Santos cielos
Fotos y texto: Cecilia Inés Villarreal
En este viaje experimenté un sentimiento místico constante. ¿Cómo explicar esto? Voy a echar mano y pedirle colaboración a Juanjo Sáez. En su libro “El arte – Conversaciones imaginarias con mi madre”, dice que este sentido místico es algo extraordinario y sublime, hecho por la mano de Dios. Esta cita es maravillosa y condensa el grado de revelación que experimenté. “Es como si los hombres quisieran imitar a los dioses y crear obras que sólo un gigante sobrenatural pudiera hacer”.
Pese a mi formación católica, no tengo muchos conocimientos asentados sobre la religión. Mejor dicho, es un conocimiento básico que se fue diseminando y quedan rastros en mi memoria. ¡Qué embrollón es hablar sobre esto! Soy creyente y espiritual pero no guardo una severidad y rigidez sobre ello. Simplemente, es respeto ante lo sagrado.
En el viaje -que me gusta denominar milagroso-, debido a las circunstancias que vivimos, esta curiosa sensación mística la percibí ante las murallas de la Ciudad Vieja, el primer día de la visita a Jerusalén, con esas alturas y la apariencia de fortaleza, de muros protectores. Entrar a la Ciudad Vieja con sus cuatro barrios (judío, cristiano, musulmán y armenio) te transporta a varias épocas simultáneas, dignas de la serie alemana Dark y de la Torre de Babel con las hordas de turistas que van y vienen. Otro clic se dio en el Muro de los Lamentos donde la energía es palpable. Por supuesto, los controles para el ingreso son estrictos y hay un espacio para hombres y otro para mujeres. Independientemente del grado de fe y espiritualidad que experimentes, tocar las paredes, apoyar la frente en la piedra hace tambalear de emoción hasta al más escéptico.

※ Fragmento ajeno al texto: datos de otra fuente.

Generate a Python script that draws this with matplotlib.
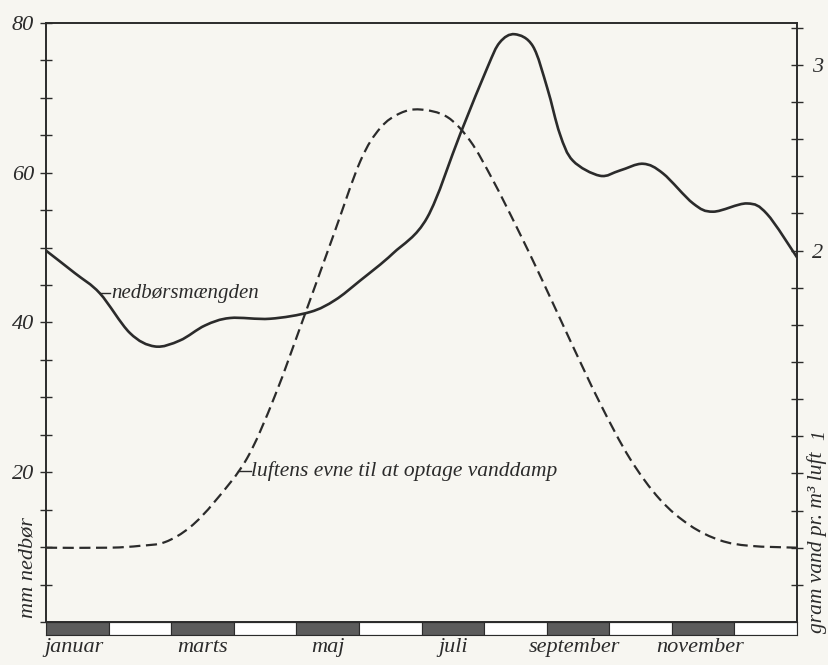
import matplotlib.pyplot as plt
import numpy as np
from matplotlib.path import Path
from matplotlib.patches import PathPatch

plt.rcParams['font.family'] = 'Liberation Serif'
plt.rcParams['font.style'] = 'italic'

# month axis: 0 = start of January, 12 = end of December
months = ["januar", "marts", "maj", "juli", "september", "november"]
month_pos = [0.45, 2.5, 4.5, 6.5, 8.45, 10.45]

# precipitation, mm per month (left axis)
rain_x = [0.00, 0.46, 0.86, 1.34, 1.74, 2.14, 2.54, 2.94, 3.58, 4.22, 4.62,
          5.02, 5.54, 6.09, 6.62, 7.05, 7.25, 7.49, 7.78, 8.01, 8.21, 8.42,
          8.85, 9.17, 9.54, 9.86, 10.34, 10.66, 11.20, 11.52, 12.00]
rain_mm = [49.6, 46.6, 43.9, 38.6, 36.8, 37.6, 39.6, 40.6, 40.5, 41.4, 43.0,
           45.6, 49.2, 54.0, 65.2, 74.0, 77.4, 78.5, 76.9, 71.3, 65.2, 61.6,
           59.6, 60.3, 61.2, 59.9, 55.9, 54.8, 55.9, 54.5, 48.7]

# capacity of air to hold water vapour, g per m3 (right axis)
vapour_x = [0.00, 1.00, 1.50, 1.90, 2.30, 2.70, 3.21, 3.66, 4.14, 4.59, 5.02,
            5.34, 5.66, 5.98, 6.41, 6.78, 7.14, 7.53, 7.93, 8.37, 8.85, 9.33,
            9.81, 10.29, 10.77, 11.25, 12.00]
vapour_g = [0.40, 0.40, 0.41, 0.43, 0.51, 0.65, 0.88, 1.22, 1.66, 2.08, 2.48,
            2.66, 2.74, 2.76, 2.72, 2.59, 2.38, 2.12, 1.84, 1.52, 1.18, 0.88,
            0.66, 0.52, 0.44, 0.41, 0.40]

mm_per_gram = 24.8
ink = '#2b2b2b'
paper = '#f7f6f1'


def smooth_curve(xs, ys):
    # Catmull-Rom through the points, written as cubic Bezier segments
    pts = np.column_stack([xs, ys]).astype(float)
    verts = [pts[0]]
    codes = [Path.MOVETO]
    n = len(pts)
    for i in range(n - 1):
        p0 = pts[max(i - 1, 0)]
        p1 = pts[i]
        p2 = pts[i + 1]
        p3 = pts[min(i + 2, n - 1)]
        verts += [p1 + (p2 - p0) / 6, p2 - (p3 - p1) / 6, p2]
        codes += [Path.CURVE4] * 3
    return Path(verts, codes)


fig = plt.figure(figsize=(8.29, 6.65), dpi=100, facecolor=paper)
ax = fig.add_axes([0.0555, 0.0647, 0.9059, 0.9007])
ax.set_facecolor(paper)
ax.add_patch(PathPatch(smooth_curve(rain_x, rain_mm), fill=False,
                       edgecolor=ink, lw=1.9, capstyle='round'))
ax.set_xlim(0, 12)
ax.set_ylim(0, 80)
ax.set_xticks([])
left_ticks = np.arange(0, 81, 5)
ax.set_yticks(left_ticks)
ax.set_yticklabels([str(t) if t in (20, 40, 60, 80) else '' for t in left_ticks])
ax.tick_params(axis='y', direction='inout', length=9, width=1, color=ink,
               labelsize=16, labelcolor=ink, pad=4)
for s in ax.spines.values():
    s.set_color(ink)
    s.set_linewidth(1.2)

ax2 = ax.twinx()
ax2.add_patch(PathPatch(smooth_curve(vapour_x, vapour_g), fill=False,
                        edgecolor=ink, lw=1.6, linestyle=(0, (5, 2.5))))
ax2.set_ylim(0, 80 / mm_per_gram)
right_ticks = np.round(np.arange(1, 17) * 0.2, 1)
ax2.set_yticks(right_ticks)
ax2.set_yticklabels([str(int(t)) if t in (1.0, 2.0, 3.0) else '' for t in right_ticks])
ax2.tick_params(axis='y', direction='inout', length=9, width=1, color=ink,
                labelsize=16, labelcolor=ink, pad=6)
for lab, t in zip(ax2.get_yticklabels(), right_ticks):
    if t == 1.0:
        lab.set_rotation(90)
        lab.set_fontsize(14)
for s in ax2.spines.values():
    s.set_color(ink)
    s.set_linewidth(1.2)

# curve labels with short leader lines
ax.plot([0.86, 1.03], [43.9, 43.9], color=ink, lw=1)
ax.text(1.04, 43.9, 'nedbørsmængden', va='center', ha='left', size=15, color=ink)
ax.plot([3.07, 3.27], [20.2, 20.2], color=ink, lw=1)
ax.text(3.28, 20.2, 'luftens evne til at optage vanddamp', va='center', ha='left',
        size=15.5, color=ink)

# month strip along the bottom
strip = fig.add_axes([0.0555, 0.0451, 0.9059, 0.0196])
shades = ['#5c5c5c' if i % 2 == 0 else 'white' for i in range(12)]
strip.bar(np.arange(12) + 0.5, np.ones(12), width=1, color=shades,
          edgecolor=ink, linewidth=0.8)
strip.set_xlim(0, 12)
strip.set_ylim(0, 1)
strip.set_yticks([])
strip.set_xticks(month_pos)
strip.set_xticklabels(months)
strip.tick_params(axis='x', length=0, labelsize=16, labelcolor=ink, pad=2)
for s in strip.spines.values():
    s.set_color(ink)

fig.text(0.034, 0.147, 'mm nedbør', rotation=90, ha='center', va='center',
         size=16, color=ink)
fig.text(0.986, 0.185, 'gram vand pr. m³ luft', rotation=90, ha='center',
         va='center', size=15.5, color=ink)

fig.savefig('out.png', dpi=100, facecolor=paper)
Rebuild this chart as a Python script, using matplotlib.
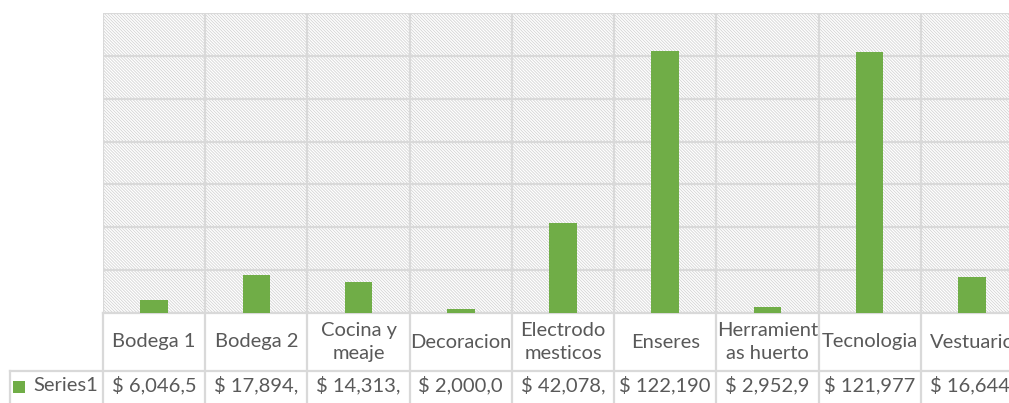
import matplotlib.pyplot as plt
from matplotlib.patches import Rectangle

# data
categories = ['Bodega 1', 'Bodega 2', 'Cocina y\nmeaje', 'Decoracion', 'Electrodo\nmesticos',
              'Enseres', 'Herramient\nas huerto', 'Tecnologia', 'Vestuario']
values = [6046.5, 17894, 14313, 2000, 42078, 122190, 2952.9, 121977, 16644]
value_labels = ['$ 6,046,5', '$ 17,894,', '$ 14,313,', '$ 2,000,0', '$ 42,078,',
                '$ 122,190', '$ 2,952,9', '$ 121,977', '$ 16,644,']
series_name = 'Series1'

green = '#70AD47'
grid = '#d9d9d9'
txt = '#595959'

plt.rcParams['font.family'] = ['Lato', 'DejaVu Sans']
plt.rcParams['hatch.linewidth'] = 0.6

fig = plt.figure(figsize=(10.09, 4.03), dpi=100)
W, H = 1009, 403
left, right, top, bottom = 103, 1023, 13, 313
ax = fig.add_axes([left / W, 1 - bottom / H, (right - left) / W, (bottom - top) / H])

n = len(categories)
x = list(range(n))
ax.bar(x, values, width=0.27, color=green, zorder=3)
ax.set_xlim(-0.5, n - 0.5)
ax.set_ylim(0, 140000)

# hatched plot area
ax.add_patch(Rectangle((0, 0), 1, 1, transform=ax.transAxes, facecolor='none',
                       edgecolor='#d4d4d4', hatch='\\' * 11, linewidth=0, zorder=0))

ax.set_yticks(range(0, 140001, 20000))
ax.set_xticks([i - 0.5 for i in range(n + 1)])
ax.tick_params(length=0, labelbottom=False, labelleft=False)
ax.grid(True, color=grid, linewidth=1.6, zorder=1)
for s in ax.spines.values():
    s.set_visible(False)

# data table below
tr = ax.get_xaxis_transform()
row_y = -(371 - bottom) / (bottom - top)
end_y = -(403 - bottom) / (bottom - top)
x_left = -0.5 - (left - 10) / ((right - left) / n)
lk = dict(color=grid, linewidth=1.6, transform=tr, clip_on=False)
for i in range(n + 1):
    ax.plot([i - 0.5, i - 0.5], [0, end_y], **lk)
ax.plot([-0.5, n - 0.5], [0, 0], **lk)
ax.plot([x_left, n - 0.5], [row_y, row_y], **lk)
ax.plot([x_left, x_left], [row_y, end_y], **lk)

fs = 14.5
for i, c in enumerate(categories):
    ax.text(i, row_y / 2, c, ha='center', va='center', fontsize=fs, color=txt,
            transform=tr, clip_on=False, linespacing=1.45)
    ax.text(i, (row_y + end_y) / 2 + 0.005, value_labels[i], ha='center', va='center',
            fontsize=fs, color=txt, transform=tr, clip_on=False)

key_x = x_left + 0.03
key_h = 12 / (bottom - top)
ax.add_patch(Rectangle((key_x, (row_y + end_y) / 2 - key_h / 2), 12 / 102.2, key_h,
                       transform=tr, facecolor=green, edgecolor='none', clip_on=False))
ax.text(key_x + 0.2, (row_y + end_y) / 2 + 0.005, series_name, ha='left', va='center',
        fontsize=fs, color=txt, transform=tr, clip_on=False)

fig.savefig('out.png', dpi=100)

La explanada de las mezquitas (Domo de la Roca y Al-Aqsa) es grandilocuente. La magnificencia musulmana, las cúpulas con esos colores saturados azules, dorados y verdes, son una explosión visual. Uno se siente pequeño ante todo esto. Siguiendo con la tónica árabe, el llamado al rezo es conmovedor. En el sur de Tel Aviv, en Yafo, con el Mar Mediterráneo de testigo, el viernes 21 de abril fue el último día de Ramadán. En las calles hay altoparlantes y a determinados horarios se escucha al imán pronunciando unas palabras ignotas para mí, pero con una belleza indescriptible.
La música es universal, se dice, y pese a no entender árabe, esta melodía me estremeció. Yafo (o Jaffa, en su denominación árabe) es la zona árabe de Tel Aviv por su impronta arquitectónica e histórica. Los emblemas son la Torre del Reloj, la puerta de Jaffa y la colonia artística que posee. Son ciudades en altura, con piedra, escalones interminables y vista al mar. Esta similitud se repite en Akko y Safed. Es que sufrieron tantas conquistas, guerras y revueltas debido a cuestiones políticas y la ubicación estratégica que era importantísimo avistar quién o quiénes aparecían en el horizonte.

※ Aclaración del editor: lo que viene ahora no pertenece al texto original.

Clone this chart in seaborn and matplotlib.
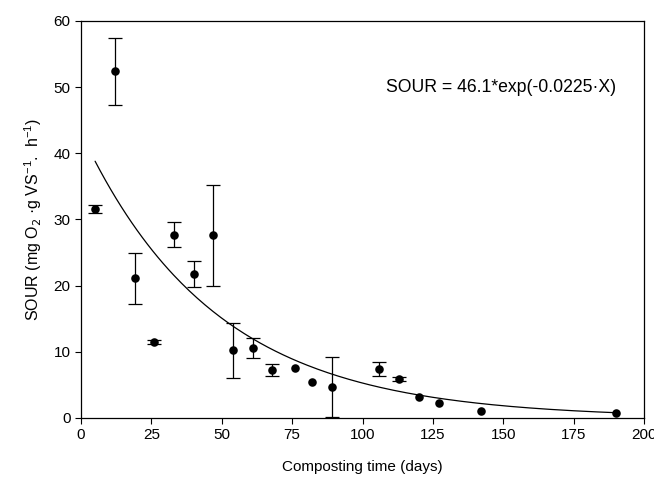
import numpy as np
import pandas as pd
import matplotlib
matplotlib.use('Agg')
import matplotlib.pyplot as plt
import seaborn as sns

# --- 데이터 ---
days = [5, 12, 19, 26, 33, 40, 47, 54, 61, 68, 76, 82, 89, 106, 113, 120, 127, 142, 190]
sour = [31.6, 52.4, 21.1, 11.5, 27.7, 21.8, 27.6, 10.2, 10.6, 7.3, 7.5, 5.4, 4.7, 7.4, 5.9, 3.2, 2.2, 1.1, 0.7]
sour_err = [0.6, 5.1, 3.8, 0.3, 1.85, 2.0, 7.6, 4.1, 1.5, 0.9, 0, 0, 4.5, 1.1, 0.3, 0, 0, 0, 0]

# 곡선 (그림에 그려진 지수 감쇠)
FIT_A = 43.1
FIT_K = 0.021
fit_x = np.linspace(5, 190, 200)

EQ_TEXT = 'SOUR = 46.1*exp(-0.0225·X)'

sns.set_style('ticks')
plt.rcParams['font.family'] = ['Liberation Sans', 'DejaVu Sans']
plt.rcParams['mathtext.fontset'] = 'custom'
plt.rcParams['mathtext.rm'] = 'Liberation Sans'
plt.rcParams['mathtext.it'] = 'Liberation Sans'
plt.rcParams['text.color'] = 'black'
plt.rcParams['axes.labelcolor'] = 'black'
plt.rcParams['xtick.color'] = 'black'
plt.rcParams['ytick.color'] = 'black'
plt.rcParams['axes.edgecolor'] = 'black'

df = pd.DataFrame({'days': days, 'sour': sour, 'err': sour_err})
fit_df = pd.DataFrame({'days': fit_x, 'sour': FIT_A * np.exp(-FIT_K * fit_x)})

fig = plt.figure(figsize=(6.54, 4.8), dpi=100)
ax = fig.add_axes([0.1239, 0.1292, 0.8608, 0.8271])

sns.lineplot(data=fit_df, x='days', y='sour', color='black', lw=0.9, ax=ax)
has_err = df[df['err'] > 0]
ax.errorbar(has_err['days'], has_err['sour'], yerr=has_err['err'], fmt='none',
            ecolor='black', elinewidth=0.9, capsize=5, capthick=0.9)
sns.scatterplot(data=df, x='days', y='sour', color='black', s=38,
                edgecolor='black', linewidth=0, ax=ax, zorder=3)

ax.set_xlim(0, 200)
ax.set_ylim(0, 60)
ax.set_xticks(range(0, 201, 25))
ax.set_yticks(range(0, 61, 10))
ax.tick_params(direction='out', length=4, width=0.8, labelsize=11,
               top=False, right=False)
for s in ax.spines.values():
    s.set_visible(True)
    s.set_linewidth(0.9)

ax.set_xlabel('Composting time (days)', fontsize=11, labelpad=13)
ax.set_ylabel(r'SOUR (mg O$_{\mathsf{2}}$ ·g VS$^{-1}$.  h$^{-1}$)', fontsize=11.5, labelpad=7)

ax.text(108.5, 50, EQ_TEXT, fontsize=12.7, ha='left', va='center')

fig.savefig('out.png', dpi=100)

Masada es considerado el último bastión judío de resistencia contra el Imperio Romano. Se trata de un yacimiento arqueológico, es un parque nacional que tiene como límites al Mar Muerto con las montañas de Jordania en la lejanía. Caminar por estos lugares es tremendo, más que nada por la decisión cruda de los judíos de suicidarse para no caer en manos de Herodes.
Todo viaje es personal y constituye una búsqueda interna para reflexionar y ahondar en un o mismo. Seguí el consejo de Federico Moura en Superficies de placer: “uso mi flash capto impresiones».